Photos found on the Internet show yarn bombs on a building on East Fourth Avenue and a handful of trees along North High Street (below).

Photos found on the Internet show yarn bombs on a building on East Fourth Avenue and a handful of trees along North High Street (below).

Ravelry.com (2)

We’ve all seen the aesthetic damage caused by taggers—spray painters who relish defiling brick exteriors, freeway overpasses and the like with their unsightly graffiti.

But another vandal, perhaps the stealthiest of them all, has been hiding right under our noses: knitters.

You read it right. There’s a covert network of threaders and embroiderers in our midst, bent on defacing public property—wrapping mailboxes, streetlights and trees with little sweaters of woven yarn.

The phenomenon is known in some circles as “yarn bombing,” and it’s made its way into the capital city, as recent photos found on ravelry.com (a social media website for knitters) depict two “bombs” dropped in the Short North within the last year; several trees along North High Street and the corner of a building across from the post office on East Fourth Avenue were covered in wool.

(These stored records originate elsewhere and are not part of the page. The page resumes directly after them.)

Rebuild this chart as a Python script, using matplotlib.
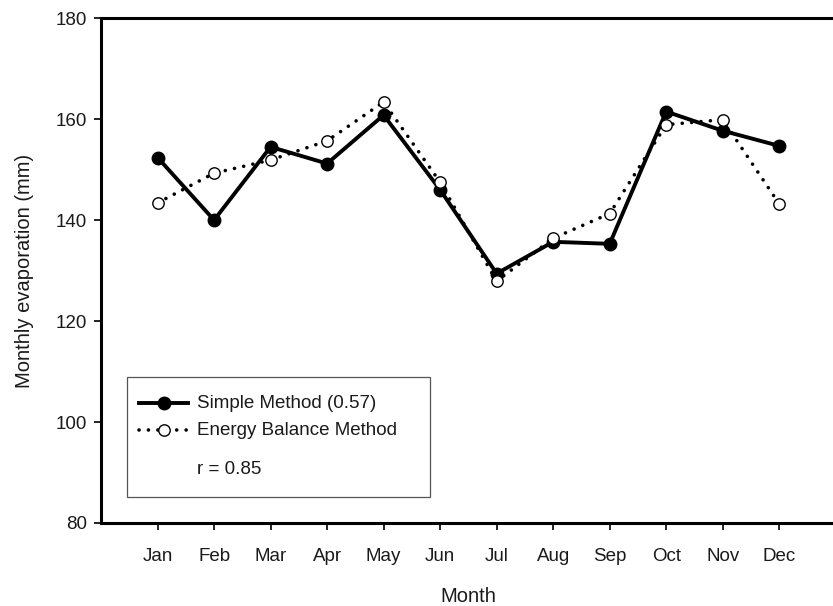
import matplotlib
matplotlib.use("Agg")
import matplotlib.pyplot as plt
from matplotlib.lines import Line2D
from matplotlib.patches import Rectangle

plt.rcParams['font.family'] = ['Liberation Sans', 'DejaVu Sans']

months = ["Jan", "Feb", "Mar", "Apr", "May", "Jun",
          "Jul", "Aug", "Sep", "Oct", "Nov", "Dec"]
simple_method = [152.4, 140.0, 154.5, 151.2, 160.8, 146.0,
                 129.4, 135.7, 135.3, 161.5, 157.7, 154.7]
energy_balance = [143.4, 149.3, 151.9, 155.7, 163.4, 147.5,
                  127.9, 136.4, 141.3, 158.9, 159.9, 143.2]
y_ticks = [80, 100, 120, 140, 160, 180]

x = list(range(1, len(months) + 1))

fig = plt.figure(figsize=(8.33, 6.06), dpi=100)
ax = fig.add_axes([0.1213, 0.137, 0.882, 0.833])

dot_style = (0, (0.01, 2.6))
ax.plot(x, energy_balance, color='black', lw=2.6, linestyle=dot_style,
        dash_capstyle='round', zorder=2)
ax.plot(x, energy_balance, linestyle='none', marker='o', ms=8.2,
        mfc='white', mec='black', mew=1.0, zorder=4)
ax.plot(x, simple_method, color='black', lw=2.8, marker='o', ms=9,
        mfc='black', mec='black', zorder=3)

ax.set_xlim(0, 13)
ax.set_ylim(80, 180)
ax.set_xticks(x)
ax.set_xticklabels(months, fontsize=13.5)
ax.set_yticks(y_ticks)
ax.set_yticklabels([str(v) for v in y_ticks], fontsize=13.5)
ax.tick_params(direction='out', length=5, width=1.2, colors='black',
               labelcolor='#1a1a1a')
ax.tick_params(axis='x', pad=13)
ax.tick_params(axis='y', pad=5)

for side in ['left', 'bottom', 'top']:
    ax.spines[side].set_linewidth(2.2)
ax.spines['right'].set_visible(False)

ax.set_xlabel("Month", fontsize=14.5, labelpad=16, color='#1a1a1a')
ax.set_ylabel("Monthly evaporation (mm)", fontsize=14.5, labelpad=16,
              color='#1a1a1a')

# Legend box with method keys and correlation note
ax.add_patch(Rectangle((0.035, 0.052), 0.413, 0.238, transform=ax.transAxes,
                       fill=False, edgecolor='#555555', lw=0.9, zorder=5))
tr = ax.transAxes
ax.add_line(Line2D([0.052, 0.119], [0.237, 0.237], transform=tr,
                   color='black', lw=2.8, zorder=6))
ax.add_line(Line2D([0.0855], [0.237], transform=tr, marker='o', ms=9,
                   mfc='black', mec='black', zorder=7))
ax.add_line(Line2D([0.052, 0.119], [0.184, 0.184], transform=tr,
                   color='black', lw=2.6, linestyle=dot_style,
                   dash_capstyle='round', zorder=6))
ax.add_line(Line2D([0.0855], [0.184], transform=tr, marker='o', ms=8.2,
                   mfc='white', mec='black', mew=1.0, zorder=7))
ax.text(0.131, 0.237, "Simple Method (0.57)", transform=tr, fontsize=13.5,
        va='center', ha='left', color='#1a1a1a')
ax.text(0.131, 0.184, "Energy Balance Method", transform=tr, fontsize=13.5,
        va='center', ha='left', color='#1a1a1a')
ax.text(0.131, 0.105, "r = 0.85", transform=tr, fontsize=13.5,
        va='center', ha='left', color='#1a1a1a')

fig.savefig("out.png", dpi=100)
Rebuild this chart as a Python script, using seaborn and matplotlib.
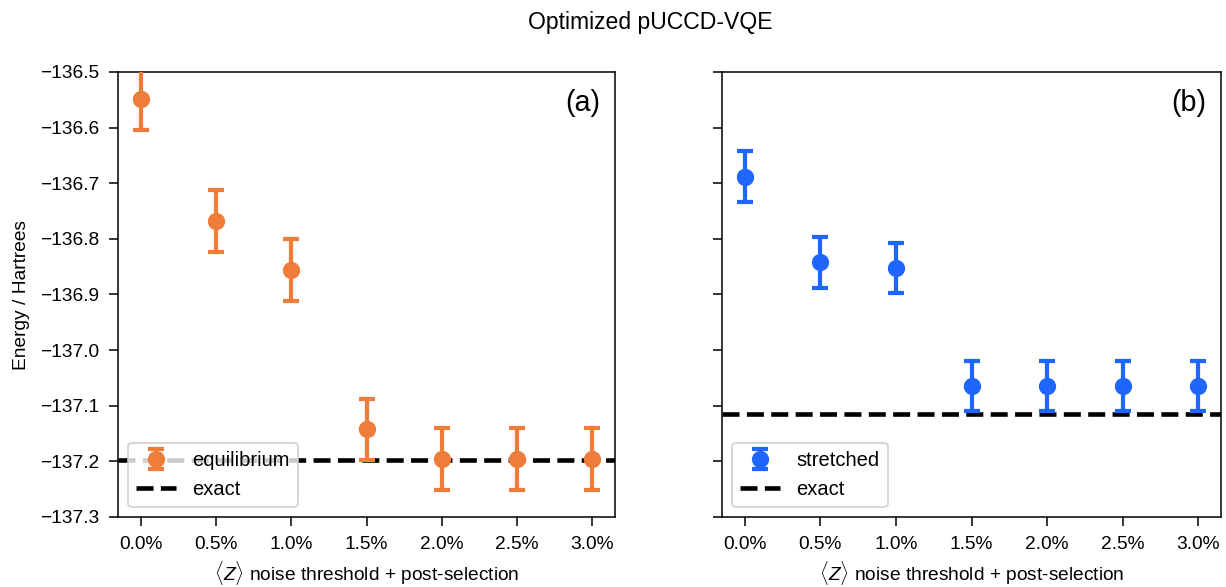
import matplotlib
matplotlib.use("Agg")
import matplotlib.pyplot as plt
import seaborn as sns
import pandas as pd

# ---- data ----
thresholds = [0.0, 0.5, 1.0, 1.5, 2.0, 2.5, 3.0]
tick_labels = ["0.0%", "0.5%", "1.0%", "1.5%", "2.0%", "2.5%", "3.0%"]
eq_energy = [-136.549, -136.768, -136.856, -137.142, -137.196, -137.196, -137.196]
eq_err = [0.056, 0.056, 0.056, 0.055, 0.056, 0.056, 0.056]
eq_exact = -137.197
st_energy = [-136.688, -136.842, -136.853, -137.065, -137.065, -137.065, -137.065]
st_err = [0.046, 0.046, 0.045, 0.045, 0.045, 0.045, 0.045]
st_exact = -137.114
y_ticks = [-137.3, -137.2, -137.1, -137.0, -136.9, -136.8, -136.7, -136.6, -136.5]

ORANGE = "#EE7D3A"
BLUE = "#1F66FF"

sns.set_theme(style="ticks", rc={
    "xtick.major.size": 4.5, "ytick.major.size": 4.5,
    "xtick.major.pad": 5.5, "ytick.major.pad": 5.5,
    "xtick.major.width": 0.8, "ytick.major.width": 0.8,
    "axes.linewidth": 0.8, "axes.edgecolor": "black",
    "xtick.color": "black", "ytick.color": "black",
    "text.color": "black", "axes.labelcolor": "black",
})
plt.rcParams["font.family"] = ["Liberation Sans", "DejaVu Sans"]
plt.rcParams["mathtext.fontset"] = "custom"
plt.rcParams["mathtext.rm"] = "Liberation Sans"
plt.rcParams["mathtext.it"] = "Liberation Sans:italic"
plt.rcParams["mathtext.fallback"] = "cm"

DPI = 138
fig = plt.figure(figsize=(1226 / DPI, 587 / DPI), dpi=DPI)
ax1 = fig.add_axes([118 / 1226, 1 - 517 / 587, (615 - 118) / 1226, (517 - 72) / 587])
ax2 = fig.add_axes([722 / 1226, 1 - 517 / 587, (1221 - 722) / 1226, (517 - 72) / 587], sharey=ax1)

df_eq = pd.DataFrame({"x": thresholds, "E": eq_energy, "err": eq_err})
df_st = pd.DataFrame({"x": thresholds, "E": st_energy, "err": st_err})

for ax, df, color, label, exact, tag in [
    (ax1, df_eq, ORANGE, "equilibrium", eq_exact, "(a)"),
    (ax2, df_st, BLUE, "stretched", st_exact, "(b)"),
]:
    eb = ax.errorbar(df["x"], df["E"], yerr=df["err"], fmt="o", color=color,
                     markersize=8, elinewidth=2.2, capsize=4, capthick=2.2,
                     label=label, zorder=3)
    sns.scatterplot(data=df, x="x", y="E", ax=ax, color=color, s=64,
                    edgecolor="none", legend=False, zorder=4)
    ln = ax.axhline(exact, color="black", linestyle="--", linewidth=2.4,
                    label="exact", zorder=2)
    ax.set_xticks(thresholds)
    ax.set_xticklabels(tick_labels)
    ax.set_xlim(-0.15, 3.15)
    ax.set_xlabel(r"$\langle Z\rangle$ noise threshold + post-selection",
                  fontsize=10, labelpad=3)
    ax.legend([eb, ln], [label, "exact"], loc="lower left", fontsize=10.5)
    ax.text(0.97, 0.93, tag, transform=ax.transAxes, ha="right", va="center",
            fontsize=15)
    ax.tick_params(labelsize=10)

ax1.set_ylim(-137.3, -136.5)
ax1.set_yticks(y_ticks)
ax1.set_ylabel("Energy / Hartrees", fontsize=10, labelpad=5)
ax2.tick_params(labelleft=False)
ax2.set_ylabel("")

fig.suptitle("Optimized pUCCD-VQE", x=650 / 1226, y=1 - 22 / 587, va="center",
             fontsize=12)

fig.savefig("out.png", dpi=DPI)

“I definitely know of yarn bombing,” says Knitters Mercantile sales associate Kathryn Maynard. “It’s my understanding that, like other graffiti artists, it is done in secret and the people who do it use pseudonyms.”

So adept are they at blending in that knowledge of their existence eludes the Columbus police. “I’ve never heard of it,” says police spokesman Sgt. Rich Weiner. “I don’t know if it’s infiltrated the streets of Columbus.”

It turns out there is even a book on the subject, Yarn Bombing: The Art of Crochet and Knit Graffiti, a sort of DIY manual published in 2009. One of its two authors, Leanne Prain (if that is her real name), also manages a blog, yarnbombing.com. “I’ve had a lifelong love affair with the textile arts and anarchy,” she writes in an e-mail from her home in Vancouver, British Columbia. “I also have a graphic design background. I learned about knit graffiti shortly after learning to knit and the three interests merged.”

Prain describes yarn bombing as “positive street art,” and she says she understands that most people might not get it. “Like anything offbeat, knit graffiti isn’t for everyone. Some people think it’s strange, some think it is absurd, some think it’s a waste of good wool, but many people find it fun and uplifting. . . .”

Weiner says the handling of yarn bombers would be up to the discretion of the responding officers, adding protocol would dictate that anyone caught in the act could face civil charges, although, “Let’s be honest: Is it destroying any property?” he says.

Prain says she’s had only one run-in with the law. “It was with a security guard at the Federal Bureau of Investigation in Washington, D.C.,” she writes. “He told me . . . ‘Ma’am, walk away with the knitting.’ I obeyed.”

When most think of knitters, they likely picture elderly women in rocking chairs. “While the whole ‘knitting granny’ thing is certainly still around, you’ll find that the younger generation of knitters can be a saucy and inventive bunch,” says Maynard.